In Exercises 15 and 16, fill in the missing enteries of the matrix, assuming that the equation holds for all values of the variables

\(\left[ {\begin{array}{*{20}{c}}?&?\\?&?\\?&?\end{array}} \right]\left[ {\begin{array}{*{20}{c}}{{x_1}}\\{{x_2}}\end{array}} \right] = \left[ {\begin{array}{*{20}{c}}{{x_1} - {x_2}}\\{ - 2{x_1} + {x_2}}\\{{x_1}}\end{array}} \right]\)

Compare both sides of the equation \[\left[ {\begin{array}{*{20}{c}}?&?\\?&?\\?&?\end{array}} \right]\left[ {\begin{array}{*{20}{c}}{{x_1}}\\{{x_2}}\end{array}} \right] = \left[ {\begin{array}{*{20}{c}}{{x_1} - {x_2}}\\{ - 2{x_1} + {x_2}}\\{{x_1}}\end{array}} \right]\] to get the first row of the matrix with unknown elements as \(\left[ {\begin{array}{*{20}{c}}1&{ - 1}\end{array}} \right]\).
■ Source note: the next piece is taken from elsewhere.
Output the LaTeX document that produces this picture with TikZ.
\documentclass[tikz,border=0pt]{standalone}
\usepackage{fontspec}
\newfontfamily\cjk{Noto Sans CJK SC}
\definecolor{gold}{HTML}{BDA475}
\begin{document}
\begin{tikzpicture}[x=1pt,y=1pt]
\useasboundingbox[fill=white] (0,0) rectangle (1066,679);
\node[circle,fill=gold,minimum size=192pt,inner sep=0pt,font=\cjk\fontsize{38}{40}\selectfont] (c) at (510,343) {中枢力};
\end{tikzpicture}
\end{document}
Compare both sides of the equation \[\left[ {\begin{array}{*{20}{c}}?&?\\?&?\\?&?\end{array}} \right]\left[ {\begin{array}{*{20}{c}}{{x_1}}\\{{x_2}}\end{array}} \right] = \left[ {\begin{array}{*{20}{c}}{{x_1} - {x_2}}\\{ - 2{x_1} + {x_2}}\\{{x_1}}\end{array}} \right]\] to get the second row of the matrix with unknown elements as \(\left[ {\begin{array}{*{20}{c}}{ - 2}&1\end{array}} \right]\).

Compare both sides of the equation \[\left[ {\begin{array}{*{20}{c}}?&?\\?&?\\?&?\end{array}} \right]\left[ {\begin{array}{*{20}{c}}{{x_1}}\\{{x_2}}\end{array}} \right] = \left[ {\begin{array}{*{20}{c}}{{x_1} - {x_2}}\\{ - 2{x_1} + {x_2}}\\{{x_1}}\end{array}} \right]\] to get the third row of the matrix with unknown elements as \(\left[ {\begin{array}{*{20}{c}}1&0\end{array}} \right]\).

So, the matrix given in the equation is \(\left[ {\begin{array}{*{20}{c}}1&{ - 1}\\{ - 2}&1\\1&0\end{array}} \right]\).